After Mass, we went for a walk around town, then settled on a friendly-looking cafe for lunch. Charlie, who spoke very few words at the time, actually said to us, “I want pizza.” Now, Charlie knew he couldn’t have pizza, but he made the tremendous effort to ask for it anyway. Joe thought we should give him the pizza as an act of faith. So Charlie ate a personal-sized pizza for lunch. When he was done, he asked for another. We obliged. After the second pizza, he asked for chocolate cookies. Lots of language for this little guy! We left the cafe and found a bakery where we got him some chocolate cookies.

That night, Charlie slept peacefully. The next day, he was fine. He still had autism, but had no reaction to the foods he ate the day before. We went to the grotto one more time before our train left. While we were there, Charlie took the empty bottle from the water we had bought him at a store, went over to the spigot for the Lourdes water, filled it up, and drank it all. I’d say he got his fill of Lourdes water that day!

At home, we cautiously began to add forbidden foods to Charlie’s diet. The result? No sleepless nights, no giggle fits. Within a few months, he was off the restrictive diet but retained its benefits. Maybe it’s a coincidence. I like to think it was a gift from God.

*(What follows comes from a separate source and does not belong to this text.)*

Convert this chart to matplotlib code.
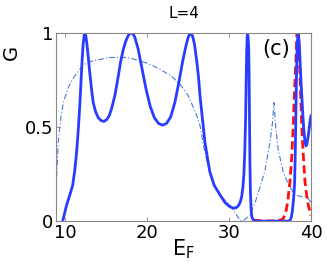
import numpy as np
import matplotlib
matplotlib.use('Agg')
import matplotlib.pyplot as plt

# thick blue solid curve
E_solid = [9.72, 9.95, 10.2, 10.6, 10.94, 11.2, 11.43, 11.65, 11.83, 11.97, 12.1, 12.22, 12.33,
           12.44, 12.55, 12.68, 12.85, 13.0, 13.15, 13.3, 13.45, 13.75, 14.06, 14.4, 14.76, 15.1,
           15.4, 15.7, 16.1, 16.5, 16.8, 17.1, 17.4, 17.7, 17.9, 18.1, 18.3, 18.5, 18.9, 19.4,
           19.9, 20.4, 20.9, 21.4, 21.9, 22.4, 22.9, 23.4, 23.9, 24.4, 24.8, 25.05, 25.3, 25.55,
           25.8, 26.1, 26.3, 26.46, 26.8, 27.07, 27.4, 27.68, 28.2, 28.9, 29.5, 30.12, 30.5,
           30.73, 31.0, 31.2, 31.4, 31.55, 31.7, 31.82, 31.93, 32.03, 32.1, 32.16, 32.22, 32.27,
           32.33, 32.4, 32.45, 32.5, 32.56, 32.62, 32.7, 32.8, 33.0, 33.2, 37.3, 37.44, 37.6,
           37.75, 37.9, 38.0, 38.08, 38.17, 38.25, 38.33, 38.45, 38.57, 38.68, 38.8, 38.9, 39.0,
           39.1, 39.18, 39.28, 39.39, 39.5, 39.62, 39.75, 39.88, 40.0]
G_solid = [0.0, 0.04, 0.085, 0.14, 0.19, 0.27, 0.37, 0.5, 0.63, 0.75, 0.86, 0.94, 0.985,
           1.0, 0.985, 0.94, 0.87, 0.8, 0.74, 0.68, 0.63, 0.58, 0.55, 0.535, 0.53, 0.54,
           0.56, 0.6, 0.67, 0.77, 0.85, 0.91, 0.955, 0.985, 0.997, 1.0, 0.995, 0.98, 0.92, 0.81,
           0.7, 0.61, 0.55, 0.52, 0.51, 0.52, 0.555, 0.63, 0.74, 0.86, 0.94, 0.98, 1.0, 0.985,
           0.94, 0.84, 0.76, 0.67, 0.53, 0.42, 0.33, 0.26, 0.19, 0.14, 0.1, 0.076, 0.07,
           0.069, 0.075, 0.085, 0.105, 0.13, 0.18, 0.25, 0.37, 0.55, 0.75, 0.9, 0.98, 1.0,
           0.98, 0.93, 0.8, 0.55, 0.3, 0.15, 0.06, 0.02, 0.005, 0.0, 0.0, 0.005, 0.02,
           0.06, 0.13, 0.2, 0.35, 0.6, 0.82, 0.95, 1.0, 0.95, 0.84, 0.73, 0.65, 0.57,
           0.5, 0.46, 0.42, 0.40, 0.41, 0.44, 0.48, 0.53, 0.56]

# red dashed curve
E_red = [33.0, 34.5, 35.8, 36.3, 36.62, 36.9, 37.15, 37.44, 37.65, 37.84, 38.0, 38.17, 38.28,
         38.4, 38.57, 38.72, 38.87, 39.05, 39.27, 39.5, 39.7, 39.9, 40.0]
G_red = [0.005, 0.0, 0.002, 0.006, 0.014, 0.04, 0.1, 0.21, 0.34, 0.51, 0.7, 0.87, 1.0,
         1.0, 0.87, 0.7, 0.51, 0.36, 0.21, 0.13, 0.08, 0.05, 0.03]

# thin dash-dot curve
E_dd = [8.9, 9.0, 9.18, 9.5, 9.8, 10.4, 11.0, 12.2, 13.2, 14.3, 15.4, 16.5, 17.5, 18.5, 20.0,
        21.5, 23.0, 24.0, 25.0, 26.0, 26.46, 27.0, 27.68, 28.5, 29.3, 30.12, 30.8, 31.34, 31.7,
        32.1, 32.56, 33.2, 33.78, 34.4, 35.0, 35.3, 35.49, 35.7, 36.0, 36.62, 37.3, 38.05, 38.8,
        39.5, 40.0]
G_dd = [0.12, 0.25, 0.42, 0.55, 0.63, 0.71, 0.76, 0.83, 0.85, 0.86, 0.87, 0.87, 0.87, 0.86, 0.84,
        0.81, 0.77, 0.73, 0.67, 0.57, 0.51, 0.38, 0.25, 0.17, 0.12, 0.085, 0.04, 0.005, 0.0,
        0.015, 0.03, 0.1, 0.18, 0.27, 0.42, 0.52, 0.63, 0.5, 0.38, 0.26, 0.19, 0.14, 0.13,
        0.13, 0.1]

fig = plt.figure(figsize=(3.27, 2.73), dpi=100)
ax = fig.add_axes([0.171, 0.19, 0.78, 0.689])

ax.plot(E_dd, G_dd, color='#4a78d8', lw=0.8, dashes=[5, 2, 1, 2])
ax.plot(E_red, G_red, color='#ff1010', lw=2.0, dashes=[3, 1.5])
ax.plot(E_solid, G_solid, color='#2a3cff', lw=2.0)

ax.set_xlim(8.9, 40)
ax.set_ylim(0, 1)
ax.set_xticks([10, 20, 30, 40])
ax.set_yticks([0, 0.5, 1])
ax.set_yticklabels(['0', '0.5', '1'])
ax.tick_params(direction='in', top=True, right=True, labelsize=13, pad=2, length=3,
               width=0.6, color='#888888')
for s in ax.spines.values():
    s.set_color('#888888')
    s.set_linewidth(0.8)

ax.set_xlabel('E$_\\mathregular{F}$', fontsize=15, labelpad=-3)
ax.set_ylabel('G', fontsize=14)
ax.yaxis.set_label_coords(-0.137, 0.896)
ax.set_title('L=4', fontsize=11, pad=11)
ax.text(0.808, 0.967, '(c)', transform=ax.transAxes, fontsize=15, ha='left', va='top')

fig.savefig('out.png', dpi=100)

One day, several months after our pilgrimage, I checked on Charlie in his room and he was crying softly. I wrapped my arms around him and asked him what was wrong. He said, “I want Lourdes.” I told him that maybe someday we would be able to go back and then I asked what it was about Lourdes that he missed. He put his hand on his heart and said, “Lourdes, spirit.”

That was all I could get out of him that day, but it made me believe my son had a profound encounter with the Holy Spirit on the Feast of Corpus Christi at the Shrine at Lourdes. It was at this same place, after all, that the Holy Spirit sent His spouse to work through a simple, humble peasant girl to call for conversions.

May all who read this story of my sweet, simple child and his experience at Lourdes have their faith strengthened by it.